- **DIRECTION**: Begin with the first line and repeat exactly through the line containing "br_y_ticks = [-1, 0, 1]"; leave every image out.
■ ■ ■ ■
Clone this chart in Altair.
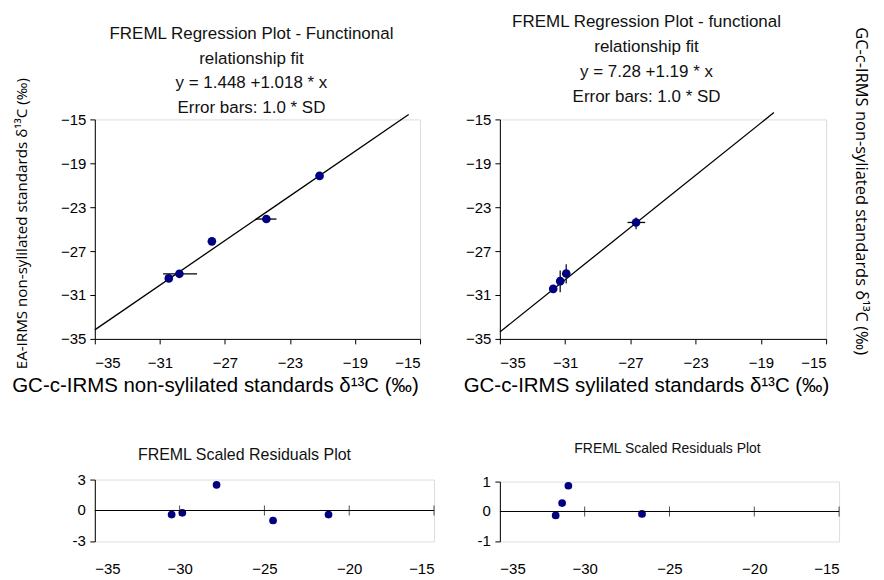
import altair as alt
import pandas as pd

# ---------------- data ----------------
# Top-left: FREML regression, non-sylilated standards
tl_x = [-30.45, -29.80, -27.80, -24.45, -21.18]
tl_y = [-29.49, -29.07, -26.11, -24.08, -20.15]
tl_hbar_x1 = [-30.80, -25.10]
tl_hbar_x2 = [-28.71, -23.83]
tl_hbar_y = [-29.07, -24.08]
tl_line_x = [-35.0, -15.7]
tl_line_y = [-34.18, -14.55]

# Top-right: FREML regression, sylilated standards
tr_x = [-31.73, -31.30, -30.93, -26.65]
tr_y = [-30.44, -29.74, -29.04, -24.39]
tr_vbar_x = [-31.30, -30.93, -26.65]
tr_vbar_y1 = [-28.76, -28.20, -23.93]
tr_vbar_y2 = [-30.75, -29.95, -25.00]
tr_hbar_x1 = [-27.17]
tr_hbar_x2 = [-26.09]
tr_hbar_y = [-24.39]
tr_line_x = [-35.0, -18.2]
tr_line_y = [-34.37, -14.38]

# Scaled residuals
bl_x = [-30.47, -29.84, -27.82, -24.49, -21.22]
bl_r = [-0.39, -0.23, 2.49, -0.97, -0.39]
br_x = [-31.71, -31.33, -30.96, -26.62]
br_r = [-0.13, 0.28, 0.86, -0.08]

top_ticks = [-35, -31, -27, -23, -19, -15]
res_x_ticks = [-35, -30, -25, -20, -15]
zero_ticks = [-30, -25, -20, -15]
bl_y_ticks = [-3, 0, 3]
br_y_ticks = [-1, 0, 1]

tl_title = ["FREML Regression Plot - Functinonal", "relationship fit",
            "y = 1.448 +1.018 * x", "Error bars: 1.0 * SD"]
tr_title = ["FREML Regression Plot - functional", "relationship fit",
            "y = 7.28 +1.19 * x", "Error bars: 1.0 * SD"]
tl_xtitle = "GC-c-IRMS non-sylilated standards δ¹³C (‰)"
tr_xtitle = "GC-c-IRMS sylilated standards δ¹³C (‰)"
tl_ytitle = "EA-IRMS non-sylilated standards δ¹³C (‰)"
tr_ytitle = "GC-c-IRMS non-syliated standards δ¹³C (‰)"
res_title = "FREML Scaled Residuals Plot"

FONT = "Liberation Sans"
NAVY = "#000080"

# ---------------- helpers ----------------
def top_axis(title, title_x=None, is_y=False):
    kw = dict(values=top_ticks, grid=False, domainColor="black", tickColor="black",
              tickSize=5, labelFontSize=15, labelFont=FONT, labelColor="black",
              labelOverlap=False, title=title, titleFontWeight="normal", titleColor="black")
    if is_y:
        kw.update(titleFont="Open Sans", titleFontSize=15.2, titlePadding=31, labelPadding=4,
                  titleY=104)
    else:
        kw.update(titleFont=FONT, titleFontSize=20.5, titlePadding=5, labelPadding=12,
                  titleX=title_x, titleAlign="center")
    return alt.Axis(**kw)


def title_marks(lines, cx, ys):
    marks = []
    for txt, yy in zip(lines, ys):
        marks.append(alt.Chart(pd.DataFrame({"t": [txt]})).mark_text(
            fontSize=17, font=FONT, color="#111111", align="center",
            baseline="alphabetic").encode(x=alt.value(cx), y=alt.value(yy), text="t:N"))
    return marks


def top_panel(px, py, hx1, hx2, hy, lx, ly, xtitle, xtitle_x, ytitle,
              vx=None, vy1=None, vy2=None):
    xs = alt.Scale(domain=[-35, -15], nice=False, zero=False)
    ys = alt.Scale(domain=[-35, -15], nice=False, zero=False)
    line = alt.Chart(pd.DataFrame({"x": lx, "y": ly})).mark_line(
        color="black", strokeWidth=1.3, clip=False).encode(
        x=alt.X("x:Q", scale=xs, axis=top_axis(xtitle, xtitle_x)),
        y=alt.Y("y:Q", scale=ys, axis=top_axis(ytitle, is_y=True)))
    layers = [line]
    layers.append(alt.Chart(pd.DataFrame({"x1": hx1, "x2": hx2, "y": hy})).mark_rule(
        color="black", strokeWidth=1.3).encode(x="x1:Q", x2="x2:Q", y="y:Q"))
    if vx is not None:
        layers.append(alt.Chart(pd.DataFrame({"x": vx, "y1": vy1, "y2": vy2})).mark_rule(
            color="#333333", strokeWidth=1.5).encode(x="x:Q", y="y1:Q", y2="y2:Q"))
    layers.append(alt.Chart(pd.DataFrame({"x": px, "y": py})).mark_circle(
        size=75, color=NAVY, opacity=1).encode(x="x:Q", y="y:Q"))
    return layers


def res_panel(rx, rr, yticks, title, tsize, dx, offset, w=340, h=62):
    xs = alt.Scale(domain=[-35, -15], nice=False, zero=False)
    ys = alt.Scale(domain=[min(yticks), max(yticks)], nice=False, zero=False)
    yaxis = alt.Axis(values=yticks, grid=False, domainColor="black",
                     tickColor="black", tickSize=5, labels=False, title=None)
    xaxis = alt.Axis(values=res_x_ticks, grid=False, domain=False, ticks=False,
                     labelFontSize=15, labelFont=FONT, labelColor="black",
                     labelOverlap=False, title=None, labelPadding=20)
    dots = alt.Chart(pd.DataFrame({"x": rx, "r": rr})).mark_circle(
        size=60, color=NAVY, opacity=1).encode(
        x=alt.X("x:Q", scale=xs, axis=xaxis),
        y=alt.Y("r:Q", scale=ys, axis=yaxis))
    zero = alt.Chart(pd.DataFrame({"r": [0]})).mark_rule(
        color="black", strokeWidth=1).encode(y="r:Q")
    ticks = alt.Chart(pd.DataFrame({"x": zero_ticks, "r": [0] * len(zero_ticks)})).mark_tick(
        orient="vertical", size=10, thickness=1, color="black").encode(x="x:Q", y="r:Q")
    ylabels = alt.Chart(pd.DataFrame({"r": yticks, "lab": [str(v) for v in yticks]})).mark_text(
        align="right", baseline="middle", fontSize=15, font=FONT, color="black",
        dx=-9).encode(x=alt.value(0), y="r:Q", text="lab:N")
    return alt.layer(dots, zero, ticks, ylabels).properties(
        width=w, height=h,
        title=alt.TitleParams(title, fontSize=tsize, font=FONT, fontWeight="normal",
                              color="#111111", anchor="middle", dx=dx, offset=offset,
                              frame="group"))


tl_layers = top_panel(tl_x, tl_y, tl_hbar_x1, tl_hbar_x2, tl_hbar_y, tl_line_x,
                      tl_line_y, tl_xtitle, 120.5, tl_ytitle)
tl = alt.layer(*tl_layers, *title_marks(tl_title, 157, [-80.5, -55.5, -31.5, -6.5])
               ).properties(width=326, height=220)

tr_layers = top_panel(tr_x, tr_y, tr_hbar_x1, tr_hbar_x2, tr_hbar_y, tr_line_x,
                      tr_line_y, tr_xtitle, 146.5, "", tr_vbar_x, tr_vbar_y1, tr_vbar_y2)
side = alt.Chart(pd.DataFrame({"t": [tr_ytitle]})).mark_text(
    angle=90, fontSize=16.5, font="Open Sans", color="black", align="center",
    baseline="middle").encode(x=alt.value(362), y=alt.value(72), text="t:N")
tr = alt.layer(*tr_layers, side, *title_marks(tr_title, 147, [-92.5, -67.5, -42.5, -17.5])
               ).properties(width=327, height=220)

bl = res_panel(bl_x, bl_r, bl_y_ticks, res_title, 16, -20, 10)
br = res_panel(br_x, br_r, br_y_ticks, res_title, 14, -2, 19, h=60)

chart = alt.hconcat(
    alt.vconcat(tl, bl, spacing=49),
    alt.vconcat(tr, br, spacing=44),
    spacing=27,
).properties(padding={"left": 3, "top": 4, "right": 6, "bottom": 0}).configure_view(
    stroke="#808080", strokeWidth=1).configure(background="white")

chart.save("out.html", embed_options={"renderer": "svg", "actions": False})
■ ■ ■ ■
- **FINISHED ANSWER**:
Clone this chart in Altair.
import altair as alt
import pandas as pd

# ---------------- data ----------------
# Top-left: FREML regression, non-sylilated standards
tl_x = [-30.45, -29.80, -27.80, -24.45, -21.18]
tl_y = [-29.49, -29.07, -26.11, -24.08, -20.15]
tl_hbar_x1 = [-30.80, -25.10]
tl_hbar_x2 = [-28.71, -23.83]
tl_hbar_y = [-29.07, -24.08]
tl_line_x = [-35.0, -15.7]
tl_line_y = [-34.18, -14.55]

# Top-right: FREML regression, sylilated standards
tr_x = [-31.73, -31.30, -30.93, -26.65]
tr_y = [-30.44, -29.74, -29.04, -24.39]
tr_vbar_x = [-31.30, -30.93, -26.65]
tr_vbar_y1 = [-28.76, -28.20, -23.93]
tr_vbar_y2 = [-30.75, -29.95, -25.00]
tr_hbar_x1 = [-27.17]
tr_hbar_x2 = [-26.09]
tr_hbar_y = [-24.39]
tr_line_x = [-35.0, -18.2]
tr_line_y = [-34.37, -14.38]

# Scaled residuals
bl_x = [-30.47, -29.84, -27.82, -24.49, -21.22]
bl_r = [-0.39, -0.23, 2.49, -0.97, -0.39]
br_x = [-31.71, -31.33, -30.96, -26.62]
br_r = [-0.13, 0.28, 0.86, -0.08]

top_ticks = [-35, -31, -27, -23, -19, -15]
res_x_ticks = [-35, -30, -25, -20, -15]
zero_ticks = [-30, -25, -20, -15]
bl_y_ticks = [-3, 0, 3]
br_y_ticks = [-1, 0, 1]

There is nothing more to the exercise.